The request> Transcribe the stretch of entries below from the line with "Output the Python" through the line with "ax.axis('off')", exactly and with both ends included; leave out all other lines.

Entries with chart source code
━━━━

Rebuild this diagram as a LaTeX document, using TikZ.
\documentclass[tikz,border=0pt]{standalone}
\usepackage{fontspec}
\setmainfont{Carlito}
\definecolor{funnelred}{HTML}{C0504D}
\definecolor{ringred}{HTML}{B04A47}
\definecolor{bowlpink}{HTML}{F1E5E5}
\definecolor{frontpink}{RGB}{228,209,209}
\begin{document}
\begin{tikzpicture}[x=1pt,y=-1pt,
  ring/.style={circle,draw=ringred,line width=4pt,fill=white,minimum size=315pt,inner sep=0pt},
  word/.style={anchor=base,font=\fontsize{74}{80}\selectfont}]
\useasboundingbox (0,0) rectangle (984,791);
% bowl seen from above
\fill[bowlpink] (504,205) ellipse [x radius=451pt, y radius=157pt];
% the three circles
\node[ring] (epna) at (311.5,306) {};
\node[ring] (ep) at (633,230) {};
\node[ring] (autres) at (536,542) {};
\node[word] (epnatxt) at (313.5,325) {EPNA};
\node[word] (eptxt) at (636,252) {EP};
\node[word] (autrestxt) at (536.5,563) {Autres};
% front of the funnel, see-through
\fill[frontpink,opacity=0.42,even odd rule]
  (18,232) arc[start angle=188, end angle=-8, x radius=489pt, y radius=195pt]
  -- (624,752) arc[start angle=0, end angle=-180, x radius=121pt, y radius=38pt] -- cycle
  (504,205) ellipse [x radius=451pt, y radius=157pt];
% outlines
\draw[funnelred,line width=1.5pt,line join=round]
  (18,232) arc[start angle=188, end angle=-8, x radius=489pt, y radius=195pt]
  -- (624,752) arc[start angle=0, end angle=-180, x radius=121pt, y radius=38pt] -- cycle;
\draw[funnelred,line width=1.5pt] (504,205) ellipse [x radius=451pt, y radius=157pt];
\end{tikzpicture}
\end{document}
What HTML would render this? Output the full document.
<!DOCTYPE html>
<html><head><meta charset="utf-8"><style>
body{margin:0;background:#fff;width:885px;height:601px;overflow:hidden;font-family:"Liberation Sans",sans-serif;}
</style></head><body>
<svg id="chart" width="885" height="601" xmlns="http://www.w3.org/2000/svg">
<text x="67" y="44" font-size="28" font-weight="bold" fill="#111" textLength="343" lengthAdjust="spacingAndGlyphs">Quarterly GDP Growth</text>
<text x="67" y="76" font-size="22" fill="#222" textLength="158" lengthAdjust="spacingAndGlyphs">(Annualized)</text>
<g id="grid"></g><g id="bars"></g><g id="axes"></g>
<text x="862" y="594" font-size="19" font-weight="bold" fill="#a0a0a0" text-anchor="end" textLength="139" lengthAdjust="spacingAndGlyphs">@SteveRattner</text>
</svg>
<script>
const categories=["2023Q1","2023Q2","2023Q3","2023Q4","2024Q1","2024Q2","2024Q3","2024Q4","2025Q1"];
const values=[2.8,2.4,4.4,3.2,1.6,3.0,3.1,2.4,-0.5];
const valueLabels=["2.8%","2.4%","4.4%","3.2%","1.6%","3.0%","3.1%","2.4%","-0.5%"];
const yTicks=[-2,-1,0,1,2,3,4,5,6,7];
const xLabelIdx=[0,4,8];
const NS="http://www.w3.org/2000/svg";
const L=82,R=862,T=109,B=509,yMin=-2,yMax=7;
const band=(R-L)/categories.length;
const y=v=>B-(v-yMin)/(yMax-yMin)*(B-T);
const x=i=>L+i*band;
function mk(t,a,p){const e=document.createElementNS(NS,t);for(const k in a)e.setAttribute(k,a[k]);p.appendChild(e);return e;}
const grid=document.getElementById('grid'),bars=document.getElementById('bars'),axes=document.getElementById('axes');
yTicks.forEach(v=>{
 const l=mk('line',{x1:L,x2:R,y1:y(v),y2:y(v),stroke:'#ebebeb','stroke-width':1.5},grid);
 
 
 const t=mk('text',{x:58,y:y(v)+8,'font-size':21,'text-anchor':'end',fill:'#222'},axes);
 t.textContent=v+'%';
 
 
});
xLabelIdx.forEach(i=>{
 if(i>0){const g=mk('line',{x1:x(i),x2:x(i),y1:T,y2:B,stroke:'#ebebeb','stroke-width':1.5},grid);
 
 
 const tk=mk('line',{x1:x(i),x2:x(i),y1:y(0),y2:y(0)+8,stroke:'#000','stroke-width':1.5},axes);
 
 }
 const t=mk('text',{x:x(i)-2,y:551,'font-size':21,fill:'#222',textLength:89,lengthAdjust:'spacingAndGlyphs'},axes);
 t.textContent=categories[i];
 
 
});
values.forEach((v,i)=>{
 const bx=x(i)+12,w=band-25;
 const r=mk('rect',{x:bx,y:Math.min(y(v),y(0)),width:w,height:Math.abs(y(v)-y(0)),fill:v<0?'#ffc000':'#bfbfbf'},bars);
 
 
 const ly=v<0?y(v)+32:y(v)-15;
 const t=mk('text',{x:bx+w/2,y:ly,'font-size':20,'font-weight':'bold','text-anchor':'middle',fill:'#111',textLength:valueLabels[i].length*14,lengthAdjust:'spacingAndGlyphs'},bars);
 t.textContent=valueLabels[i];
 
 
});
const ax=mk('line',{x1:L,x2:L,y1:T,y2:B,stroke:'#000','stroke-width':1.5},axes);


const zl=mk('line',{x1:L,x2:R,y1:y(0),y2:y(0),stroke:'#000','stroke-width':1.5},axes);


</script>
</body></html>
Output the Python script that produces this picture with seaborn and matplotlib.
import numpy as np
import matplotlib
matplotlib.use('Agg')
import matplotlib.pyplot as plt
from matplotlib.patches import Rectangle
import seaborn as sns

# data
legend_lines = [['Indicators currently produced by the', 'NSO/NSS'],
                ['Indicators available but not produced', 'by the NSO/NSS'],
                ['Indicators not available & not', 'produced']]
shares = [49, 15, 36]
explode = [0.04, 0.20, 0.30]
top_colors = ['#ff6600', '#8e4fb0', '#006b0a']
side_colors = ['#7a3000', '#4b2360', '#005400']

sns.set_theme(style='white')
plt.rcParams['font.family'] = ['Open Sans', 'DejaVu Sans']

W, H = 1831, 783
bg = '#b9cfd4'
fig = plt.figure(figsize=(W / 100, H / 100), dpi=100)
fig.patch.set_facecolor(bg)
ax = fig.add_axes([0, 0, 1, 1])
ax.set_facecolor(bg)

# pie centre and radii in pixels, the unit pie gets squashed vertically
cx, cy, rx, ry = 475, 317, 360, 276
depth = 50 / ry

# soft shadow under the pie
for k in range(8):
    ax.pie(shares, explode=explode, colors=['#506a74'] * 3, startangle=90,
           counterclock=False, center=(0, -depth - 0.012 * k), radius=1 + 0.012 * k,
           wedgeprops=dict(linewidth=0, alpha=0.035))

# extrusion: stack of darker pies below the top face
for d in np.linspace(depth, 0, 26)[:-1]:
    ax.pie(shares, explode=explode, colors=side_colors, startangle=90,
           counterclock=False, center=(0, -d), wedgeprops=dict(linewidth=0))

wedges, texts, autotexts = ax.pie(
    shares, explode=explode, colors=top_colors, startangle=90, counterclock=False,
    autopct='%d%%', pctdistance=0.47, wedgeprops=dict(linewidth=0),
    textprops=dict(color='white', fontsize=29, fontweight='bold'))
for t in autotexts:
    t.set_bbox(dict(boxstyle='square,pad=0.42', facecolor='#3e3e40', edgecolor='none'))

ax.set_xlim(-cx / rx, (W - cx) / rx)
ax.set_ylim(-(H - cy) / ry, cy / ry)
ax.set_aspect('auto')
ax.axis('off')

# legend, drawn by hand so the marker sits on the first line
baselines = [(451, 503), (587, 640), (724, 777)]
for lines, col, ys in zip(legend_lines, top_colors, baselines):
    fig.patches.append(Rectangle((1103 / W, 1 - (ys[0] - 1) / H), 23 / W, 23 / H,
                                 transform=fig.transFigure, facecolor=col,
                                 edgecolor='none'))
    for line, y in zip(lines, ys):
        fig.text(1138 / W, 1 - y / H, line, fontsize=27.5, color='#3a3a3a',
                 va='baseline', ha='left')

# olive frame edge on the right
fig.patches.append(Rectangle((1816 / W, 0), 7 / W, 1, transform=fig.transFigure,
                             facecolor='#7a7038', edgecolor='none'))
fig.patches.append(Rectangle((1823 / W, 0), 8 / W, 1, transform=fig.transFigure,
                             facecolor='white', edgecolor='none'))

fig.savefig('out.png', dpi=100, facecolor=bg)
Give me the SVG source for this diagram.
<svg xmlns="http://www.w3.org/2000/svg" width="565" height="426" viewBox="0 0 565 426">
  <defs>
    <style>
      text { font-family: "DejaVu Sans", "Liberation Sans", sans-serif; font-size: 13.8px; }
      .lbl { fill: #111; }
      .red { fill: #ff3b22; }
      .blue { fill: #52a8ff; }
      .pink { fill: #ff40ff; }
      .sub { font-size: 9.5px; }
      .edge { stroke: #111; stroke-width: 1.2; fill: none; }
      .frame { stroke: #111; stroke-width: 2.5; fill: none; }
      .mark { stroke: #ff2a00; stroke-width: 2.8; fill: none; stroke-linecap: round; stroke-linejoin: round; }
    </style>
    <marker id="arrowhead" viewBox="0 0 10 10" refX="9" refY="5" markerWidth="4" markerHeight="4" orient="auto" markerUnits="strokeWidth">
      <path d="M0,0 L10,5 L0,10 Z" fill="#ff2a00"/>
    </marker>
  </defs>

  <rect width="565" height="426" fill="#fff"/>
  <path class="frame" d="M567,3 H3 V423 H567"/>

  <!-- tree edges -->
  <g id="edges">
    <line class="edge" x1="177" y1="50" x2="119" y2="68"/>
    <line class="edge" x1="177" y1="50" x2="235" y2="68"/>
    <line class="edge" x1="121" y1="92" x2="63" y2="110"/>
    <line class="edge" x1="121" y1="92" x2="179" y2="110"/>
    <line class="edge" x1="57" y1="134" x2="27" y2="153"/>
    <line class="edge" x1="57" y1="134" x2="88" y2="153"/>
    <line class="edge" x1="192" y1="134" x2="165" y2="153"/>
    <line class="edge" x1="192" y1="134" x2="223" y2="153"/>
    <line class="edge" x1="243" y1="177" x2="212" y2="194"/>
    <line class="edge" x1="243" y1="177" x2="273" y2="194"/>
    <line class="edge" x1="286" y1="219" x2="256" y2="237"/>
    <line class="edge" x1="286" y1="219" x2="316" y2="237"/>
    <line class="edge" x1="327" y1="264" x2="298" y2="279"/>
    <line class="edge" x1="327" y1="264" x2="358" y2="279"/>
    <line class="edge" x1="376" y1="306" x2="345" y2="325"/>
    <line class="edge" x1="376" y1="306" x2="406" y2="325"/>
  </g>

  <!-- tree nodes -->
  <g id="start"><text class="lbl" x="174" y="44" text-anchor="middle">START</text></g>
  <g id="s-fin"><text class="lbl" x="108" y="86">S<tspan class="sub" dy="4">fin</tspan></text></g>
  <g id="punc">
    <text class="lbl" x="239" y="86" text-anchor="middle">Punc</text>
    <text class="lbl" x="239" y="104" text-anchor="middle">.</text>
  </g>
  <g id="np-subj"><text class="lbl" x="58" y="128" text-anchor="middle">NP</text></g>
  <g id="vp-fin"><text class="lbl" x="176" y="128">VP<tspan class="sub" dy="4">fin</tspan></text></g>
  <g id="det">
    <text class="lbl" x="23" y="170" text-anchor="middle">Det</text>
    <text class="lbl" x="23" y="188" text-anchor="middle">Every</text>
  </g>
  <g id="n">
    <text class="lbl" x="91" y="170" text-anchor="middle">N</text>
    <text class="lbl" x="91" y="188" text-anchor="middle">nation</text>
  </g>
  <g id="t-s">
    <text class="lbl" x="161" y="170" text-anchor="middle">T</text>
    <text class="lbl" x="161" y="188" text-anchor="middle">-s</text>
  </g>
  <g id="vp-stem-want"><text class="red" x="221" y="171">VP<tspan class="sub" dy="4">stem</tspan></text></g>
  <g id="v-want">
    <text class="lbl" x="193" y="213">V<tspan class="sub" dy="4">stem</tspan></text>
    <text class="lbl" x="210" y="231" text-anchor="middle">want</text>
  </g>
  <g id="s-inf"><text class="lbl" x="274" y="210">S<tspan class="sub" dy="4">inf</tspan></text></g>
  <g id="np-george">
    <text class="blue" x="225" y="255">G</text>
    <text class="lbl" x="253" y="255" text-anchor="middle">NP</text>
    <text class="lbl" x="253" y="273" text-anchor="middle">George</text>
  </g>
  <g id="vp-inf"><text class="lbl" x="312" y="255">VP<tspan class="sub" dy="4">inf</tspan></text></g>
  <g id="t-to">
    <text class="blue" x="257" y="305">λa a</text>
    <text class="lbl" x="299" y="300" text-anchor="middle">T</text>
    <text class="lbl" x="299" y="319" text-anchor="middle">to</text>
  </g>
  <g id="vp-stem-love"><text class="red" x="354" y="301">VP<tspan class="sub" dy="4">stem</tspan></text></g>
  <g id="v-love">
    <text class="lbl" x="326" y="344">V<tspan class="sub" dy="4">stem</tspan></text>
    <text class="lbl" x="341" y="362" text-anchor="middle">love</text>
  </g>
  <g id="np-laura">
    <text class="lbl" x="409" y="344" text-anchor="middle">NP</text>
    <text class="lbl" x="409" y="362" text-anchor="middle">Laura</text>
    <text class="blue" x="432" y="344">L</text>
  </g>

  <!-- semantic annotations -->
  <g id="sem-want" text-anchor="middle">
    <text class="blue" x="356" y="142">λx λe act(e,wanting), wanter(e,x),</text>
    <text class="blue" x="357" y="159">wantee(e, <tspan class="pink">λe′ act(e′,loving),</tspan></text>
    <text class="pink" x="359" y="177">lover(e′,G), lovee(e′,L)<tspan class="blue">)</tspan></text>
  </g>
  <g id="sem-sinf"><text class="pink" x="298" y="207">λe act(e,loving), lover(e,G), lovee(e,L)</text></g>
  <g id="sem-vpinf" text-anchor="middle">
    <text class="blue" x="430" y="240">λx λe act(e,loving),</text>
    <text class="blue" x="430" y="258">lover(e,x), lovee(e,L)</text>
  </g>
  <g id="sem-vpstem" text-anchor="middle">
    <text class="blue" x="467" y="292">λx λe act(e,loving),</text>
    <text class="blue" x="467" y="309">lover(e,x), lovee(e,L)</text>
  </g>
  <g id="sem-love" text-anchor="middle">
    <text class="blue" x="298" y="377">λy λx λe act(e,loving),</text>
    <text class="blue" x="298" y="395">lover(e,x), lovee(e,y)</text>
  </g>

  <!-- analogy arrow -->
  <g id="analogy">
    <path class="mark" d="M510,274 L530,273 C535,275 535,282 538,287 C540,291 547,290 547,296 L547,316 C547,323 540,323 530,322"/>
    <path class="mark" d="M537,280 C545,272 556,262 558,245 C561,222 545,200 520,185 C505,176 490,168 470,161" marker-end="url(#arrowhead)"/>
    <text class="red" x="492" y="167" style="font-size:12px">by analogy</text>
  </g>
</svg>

━━━━

Task answer>
Output the Python script that produces this picture with seaborn and matplotlib.
import numpy as np
import matplotlib
matplotlib.use('Agg')
import matplotlib.pyplot as plt
from matplotlib.patches import Rectangle
import seaborn as sns

# data
legend_lines = [['Indicators currently produced by the', 'NSO/NSS'],
                ['Indicators available but not produced', 'by the NSO/NSS'],
                ['Indicators not available & not', 'produced']]
shares = [49, 15, 36]
explode = [0.04, 0.20, 0.30]
top_colors = ['#ff6600', '#8e4fb0', '#006b0a']
side_colors = ['#7a3000', '#4b2360', '#005400']

sns.set_theme(style='white')
plt.rcParams['font.family'] = ['Open Sans', 'DejaVu Sans']

W, H = 1831, 783
bg = '#b9cfd4'
fig = plt.figure(figsize=(W / 100, H / 100), dpi=100)
fig.patch.set_facecolor(bg)
ax = fig.add_axes([0, 0, 1, 1])
ax.set_facecolor(bg)

# pie centre and radii in pixels, the unit pie gets squashed vertically
cx, cy, rx, ry = 475, 317, 360, 276
depth = 50 / ry

# soft shadow under the pie
for k in range(8):
    ax.pie(shares, explode=explode, colors=['#506a74'] * 3, startangle=90,
           counterclock=False, center=(0, -depth - 0.012 * k), radius=1 + 0.012 * k,
           wedgeprops=dict(linewidth=0, alpha=0.035))

# extrusion: stack of darker pies below the top face
for d in np.linspace(depth, 0, 26)[:-1]:
    ax.pie(shares, explode=explode, colors=side_colors, startangle=90,
           counterclock=False, center=(0, -d), wedgeprops=dict(linewidth=0))

wedges, texts, autotexts = ax.pie(
    shares, explode=explode, colors=top_colors, startangle=90, counterclock=False,
    autopct='%d%%', pctdistance=0.47, wedgeprops=dict(linewidth=0),
    textprops=dict(color='white', fontsize=29, fontweight='bold'))
for t in autotexts:
    t.set_bbox(dict(boxstyle='square,pad=0.42', facecolor='#3e3e40', edgecolor='none'))

ax.set_xlim(-cx / rx, (W - cx) / rx)
ax.set_ylim(-(H - cy) / ry, cy / ry)
ax.set_aspect('auto')
ax.axis('off')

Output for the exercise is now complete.